In his mind, though, the biggest reason for the transformation to a restaurant society was the influx of women joining the workforce.

“As you know, the men were all fighting in the war and the women were in the factories working,” said Seftel. “At the end of the war, the women were kicked out of the workforce to make room for the returning soldiers. But by the late ’60s, women are back in the workforce and they are getting home at the same time as their husbands. So since neither had time to do the cooking or the shopping for food, this was probably the biggest reason why the society turned to dine out.”

During the course of his career, Seftel said, he had to overcome a couple of obstacles to be a great critic.

“I had to overcome my own prejudices,” he said. “I like all foods but I really like some certain foods so I had to be aware of that. I also learned how to separate the social factor, so in other words, separating the food and the kind of time I’m having at the restaurant. I could go to the restaurant and have a great time but the food was just fine and conversely, I could go to the restaurant and the food was fabulous but my time there was just not the best.”

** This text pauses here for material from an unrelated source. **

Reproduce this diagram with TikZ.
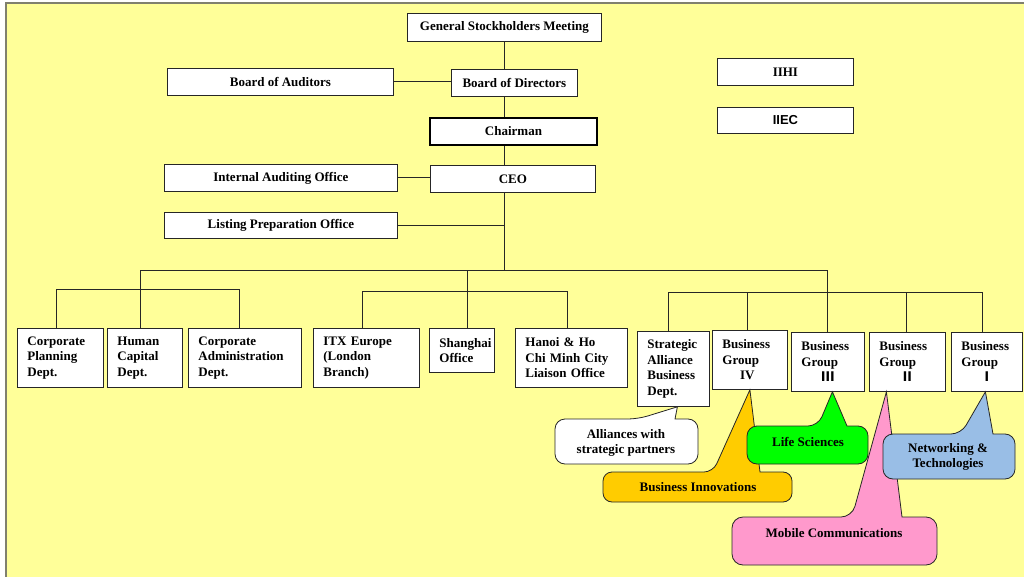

Jokingly, Seftel stated that the best advice he could give to anyone wanting to open a restaurant is to lie down and let the feeling slip away.

“In the restaurant business, you will be dealing with the most demanding customers on earth, your fellow Americans,” he said. “The problem is that everyone feels entitled to have it their own way. Almost everyone has issues: Is the chicken free-range, is the salmon farmed, is the pasta gluten free ...”

Seftel concluded his presentation with pet peeves he has with the food industry and patrons as well.

His number one pet peeve is people looking at their cellphone while dining out with their family or friends. The second is people taking photos of their food and his third and final pet peeve is internet review sites.

“I once wrote that Yelp and Trip Advisor weren’t worth the paper that they weren’t printed on and the reaction was entirely predictable,” said Seftel. “I was a snobby elitist that was worried I would be out of a job because the wisdom of the crowd made me superfluous. To this, I say that everyone is entitled to their opinion but the thing is that not everyone has an informed opinion.”